▶ _Your goal_
Drop every picture, then transcribe the remaining data exactly.

▶ _Source material_
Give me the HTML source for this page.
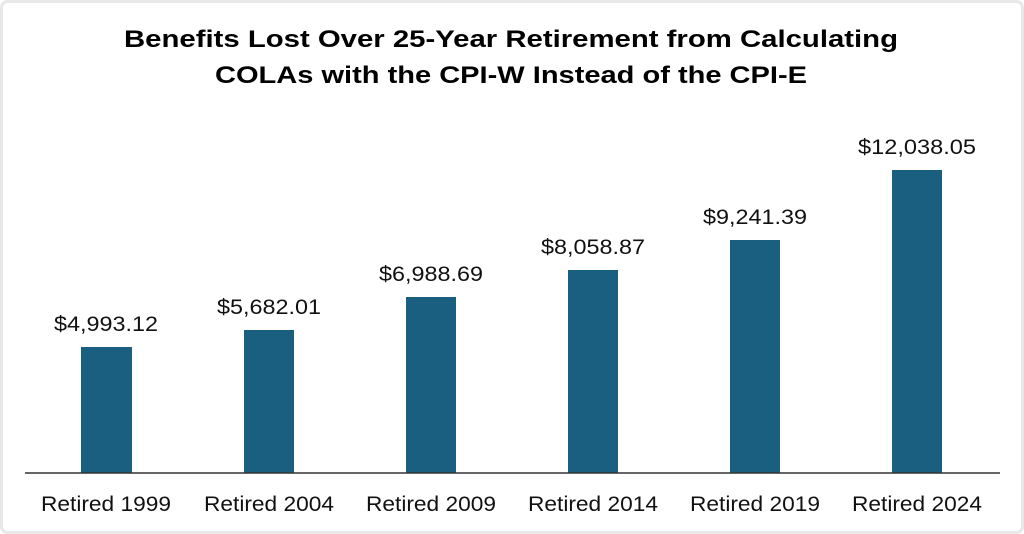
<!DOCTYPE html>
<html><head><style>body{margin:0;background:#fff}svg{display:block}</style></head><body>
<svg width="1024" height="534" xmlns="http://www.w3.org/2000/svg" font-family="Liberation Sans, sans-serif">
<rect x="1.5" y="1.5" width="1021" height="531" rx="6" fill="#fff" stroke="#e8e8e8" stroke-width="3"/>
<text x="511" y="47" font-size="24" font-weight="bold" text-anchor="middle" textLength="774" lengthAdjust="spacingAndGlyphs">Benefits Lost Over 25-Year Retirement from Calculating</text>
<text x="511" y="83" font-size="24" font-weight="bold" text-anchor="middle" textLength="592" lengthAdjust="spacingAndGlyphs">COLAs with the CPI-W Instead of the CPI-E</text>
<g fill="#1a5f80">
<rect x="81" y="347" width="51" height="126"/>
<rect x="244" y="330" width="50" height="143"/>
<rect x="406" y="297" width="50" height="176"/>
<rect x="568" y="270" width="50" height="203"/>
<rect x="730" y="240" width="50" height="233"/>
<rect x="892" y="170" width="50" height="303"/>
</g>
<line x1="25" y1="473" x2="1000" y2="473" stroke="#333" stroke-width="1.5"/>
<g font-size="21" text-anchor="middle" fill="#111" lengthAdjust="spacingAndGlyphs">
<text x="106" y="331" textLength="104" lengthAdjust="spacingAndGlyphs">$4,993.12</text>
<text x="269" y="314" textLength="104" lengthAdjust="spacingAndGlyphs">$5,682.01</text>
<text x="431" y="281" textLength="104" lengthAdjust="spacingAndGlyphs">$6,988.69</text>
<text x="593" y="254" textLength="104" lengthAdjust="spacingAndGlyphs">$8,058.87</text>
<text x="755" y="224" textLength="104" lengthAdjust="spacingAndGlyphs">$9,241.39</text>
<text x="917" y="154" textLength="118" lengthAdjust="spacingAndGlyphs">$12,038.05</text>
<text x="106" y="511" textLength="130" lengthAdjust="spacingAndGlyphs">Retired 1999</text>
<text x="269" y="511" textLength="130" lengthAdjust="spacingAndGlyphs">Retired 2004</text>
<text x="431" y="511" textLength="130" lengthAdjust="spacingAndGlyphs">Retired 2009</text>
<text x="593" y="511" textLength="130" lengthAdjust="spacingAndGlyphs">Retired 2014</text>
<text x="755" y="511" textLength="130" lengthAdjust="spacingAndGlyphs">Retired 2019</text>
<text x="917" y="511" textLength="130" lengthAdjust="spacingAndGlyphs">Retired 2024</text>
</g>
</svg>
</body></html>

▶ _Answer to this problem_
Give me the HTML source for this page.
<!DOCTYPE html>
<html><head><style>body{margin:0;background:#fff}svg{display:block}</style></head><body>
<svg width="1024" height="534" xmlns="http://www.w3.org/2000/svg" font-family="Liberation Sans, sans-serif">
<rect x="1.5" y="1.5" width="1021" height="531" rx="6" fill="#fff" stroke="#e8e8e8" stroke-width="3"/>
<text x="511" y="47" font-size="24" font-weight="bold" text-anchor="middle" textLength="774" lengthAdjust="spacingAndGlyphs">Benefits Lost Over 25-Year Retirement from Calculating</text>
<text x="511" y="83" font-size="24" font-weight="bold" text-anchor="middle" textLength="592" lengthAdjust="spacingAndGlyphs">COLAs with the CPI-W Instead of the CPI-E</text>
<g fill="#1a5f80">
<rect x="81" y="347" width="51" height="126"/>
<rect x="244" y="330" width="50" height="143"/>
<rect x="406" y="297" width="50" height="176"/>
<rect x="568" y="270" width="50" height="203"/>
<rect x="730" y="240" width="50" height="233"/>
<rect x="892" y="170" width="50" height="303"/>
</g>
<line x1="25" y1="473" x2="1000" y2="473" stroke="#333" stroke-width="1.5"/>
<g font-size="21" text-anchor="middle" fill="#111" lengthAdjust="spacingAndGlyphs">
<text x="106" y="331" textLength="104" lengthAdjust="spacingAndGlyphs">$4,993.12</text>
<text x="269" y="314" textLength="104" lengthAdjust="spacingAndGlyphs">$5,682.01</text>
<text x="431" y="281" textLength="104" lengthAdjust="spacingAndGlyphs">$6,988.69</text>
<text x="593" y="254" textLength="104" lengthAdjust="spacingAndGlyphs">$8,058.87</text>
<text x="755" y="224" textLength="104" lengthAdjust="spacingAndGlyphs">$9,241.39</text>
<text x="917" y="154" textLength="118" lengthAdjust="spacingAndGlyphs">$12,038.05</text>
<text x="106" y="511" textLength="130" lengthAdjust="spacingAndGlyphs">Retired 1999</text>
<text x="269" y="511" textLength="130" lengthAdjust="spacingAndGlyphs">Retired 2004</text>
<text x="431" y="511" textLength="130" lengthAdjust="spacingAndGlyphs">Retired 2009</text>
<text x="593" y="511" textLength="130" lengthAdjust="spacingAndGlyphs">Retired 2014</text>
<text x="755" y="511" textLength="130" lengthAdjust="spacingAndGlyphs">Retired 2019</text>
<text x="917" y="511" textLength="130" lengthAdjust="spacingAndGlyphs">Retired 2024</text>
</g>
</svg>
</body></html>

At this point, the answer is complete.